Economic growth is referred to as the growth of real gross domestic product (GDP) over time. Although several financial crises have hit the global economy, it still shows a positive trend. This paper aims to examine the current world’s economic growth and some of the factors that impede it.
World population and economic growth
According to UNCTAD (2018), as of 2016, the world population was 7.55 billion with 58% of the individuals living in only ten economies. Three of the four most populated economies were located in Asia. These include China, Indonesia, and India. Moreover, of the 7.55 billion people, 6.1 billion, that is 80%, inhabited developing economies (UNCTAD, 2018). Over the last six decades, developing economies have witnessed a sharp increase in population growth. Therefore, the global population has been projected to reach approximately 10 billion by 2050 (UNCTAD, 2018).

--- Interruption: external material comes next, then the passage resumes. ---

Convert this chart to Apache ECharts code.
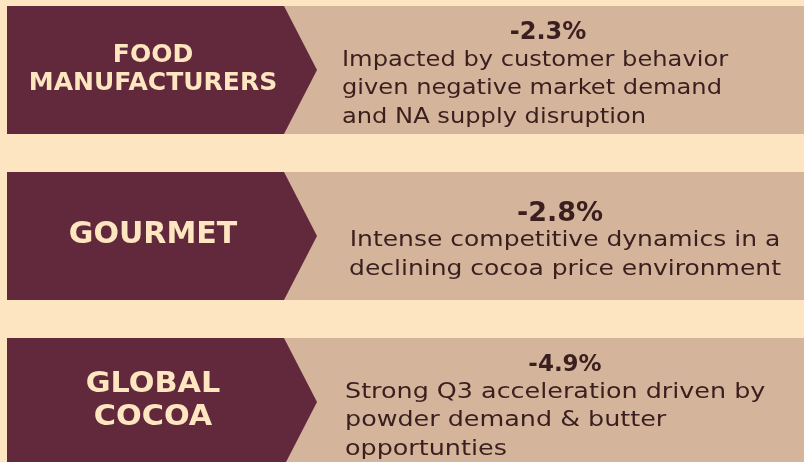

Moreover, the world’s economic growth in regards to the GDP is on a positive trend as it has risen from 2.4% in 2016 to 3.1% in 2017 (UNCTAD, 2018). This was the first time since 2011 that the growth rate has been witnessed to supersede 3%. The growth rate is projected to moderate slightly to 3% in 2018. However, not all regions of the world recorded a high economic growth rate in 2017 (UNCTAD, 2018). Unlike developing economies such as Asia and Oceania which witnessed a 5.6% growth rate, the U.S. only reached 1.2%.
Why one-sixth of the world’s population has not experienced substantive economic growth over the past 30 years
Over the past 30 years, the world’s economic growth has been in a sluggish phase. As a result, one-sixth of the world’s population has not experienced substantive economic growth. These disparities in economic growth present in both developing and developed economies are attributed to several factors. For instance, unemployment. Developing countries are facing serious issues of unemployment. The effect of unemployment is devastating when coupled with the relative substandard infrastructure present. Moreover, when it comes to developed countries such as the U.S., although the country has a strong economy, the sound financial system has not reached all its citizens. The aggregate data has masked disparities such as income, race, and geography.
The second is political instability. Economic growth and political instability a deeply interconnected. This is because the uncertainty associated with political unrest might reduce investment, thus reducing the pace of economic development. A classic example is the power wrangle that has been in Sudan for the past fifty years where the country has been fluctuating over democracy and military rule (Almosharaf & Tian, 2014). The war cast a negative shadow over Sudan’s economy for years. This is because it pushed away from the present and potential oil investors.
The third is the economic crisis. A country’s debt crisis can also affect economies around the world. It occurs when investors lose confidence hence leading to systemic financial instability which causes inflation and high-interest rates. However, the effect on the global economy is dependent on the size of the country. For example, for large currency-issuing countries like Japan and the U.S., a debt crisis can have massive spillover effects on other countries hence instigating a global economic recession (Reinhart, 2014). Other countries are hit to a degree that is even worse than the U.S.
Although the global economy is on a positive trend, a fraction of the population is not enjoying some of the benefits associated with economic growth. This might be attributed to factors such as unemployment, financial crises and political instability among others. Therefore, it is upon various governments to revise and amend their policies such that all individuals can enjoy the fruits bore by a prosperous economy.
- Almosharaf, H. & Tian, F. (2014). The cause of Sudan’s recent economic decline. IOSR Journal of Economics and Finance, 2(4), 26-40.
- Reinhart, C. M. (2014). Recovery from financial crises: Evidence from 100 episodes. American Economic Review, 1004(5), 50-55.
- UNCTAD. (2018). Handbook of statistics. New York, NY: United Nations Publications. Web.